Essentially, Fournier and Wong have worked full-time on the Empire Trilogy since receiving the grant in May 2017, producing a season of work and hiring more than 50 artists to help with its various elements — including short films, a podcast, a graphic novel, an extensive social media presence and an in-depth website — while maintaining other freelance gigs for their income.

“We’re not at a loss for ideas of what we would do with more support,” says Fournier with a laugh.

The Empire Trilogy was born out of Fournier’s need to exercise her imagination without limitations, a mindset that has fuelled the entire project through its multiple forms. As an emerging playwright, she found herself self-editing to keep producing requirements reasonable. Funding streams like the New Chapter grant are intended to let artists free themselves of such limitations, to finally think big.

“I wanted it to make me as excited as I was as a child to sit down and watch Star Wars and The Magic Flute,” Fournier says. Sci-fi and fantasy stories were an inspiration in her project: to envision hundreds of years of a fictional imperial civilization in which she could write about colonialism, capitalism, social injustice, knowledge, power and other systems we know in Canada.

“I look at the Empire as an origin story of western modernity. When I look around at mass culture in Toronto, we’re facing environmental apocalypse, economic apocalypse, massive injustice. How did that happen?” she says.

It’s a project with the kind of scale the one-time-only New Chapter grant was meant for. Still, Fournier didn’t expect approval. “I thought, this is a trilogy that criticizes Canada as an imperial power. This is not getting funded.”

Producing the Empire Trilogy project has fundamentally changed her as an artist and person, she says.

“On a personal level, I’ll be extremely grateful for the confronting of fear, the letting go, the incredible learning and the team of artists that have helped me through that and taught me about the kind of art we can make together,” she says. She notes that the Artist Producer Training Program at arts organization Generator was fundamental in helping her pull off the Empire Trilogy.

But she has reservations about the way the Canadian arts funding model encourages artists to “Uber themselves”: to spread themselves across multiple roles to get a project off the ground.

“I’m very lucky in that I’m a playwright who has learned how to orient myself in producing. But not every artist is going to be that way and I don’t think they should have to,” she says.

“I would love at some point to produce someone else’s strange and impossible play. To do for a young artist what no one would do for me … I want to see that work and I don’t know how they will do it without resourced companies or funders, for all the rhetoric of innovation and risk, actually supporting it. It’s easy to talk about it; it’s harder to do it. Risk doesn’t feel good, it feels scary and awful.”

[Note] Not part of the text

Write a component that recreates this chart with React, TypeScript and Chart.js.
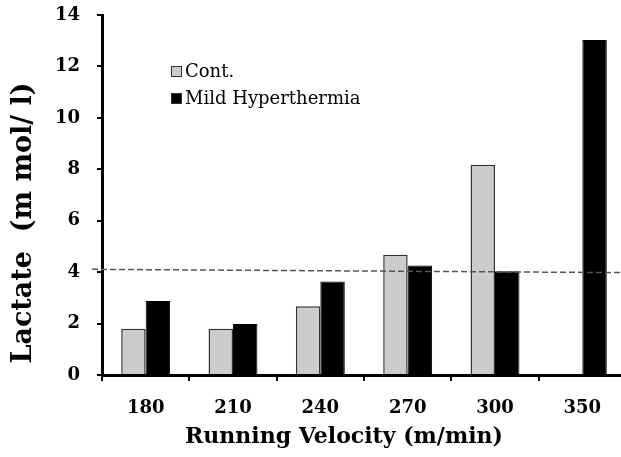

For Fournier, the chance to take risk without restrictions has a much bigger significance than boosting a young career or employing artists in the short term. It plays into the main message of the Empire Trilogy, about how stories give power and agency to individuals under imperialism.

“If we start limiting our imaginative capacity, we start limiting our tools for resistance and transformation, because all transformation comes from imagination,” she says.

“I would hate that we only get to dream big one time. And even then only a few people get to do it. And even then we’re told to shrink it down. The way we resist imperialism is by feeding the imagination. And the more we shrink the imagination, the more we’re going to repeat the same narrative over and over again.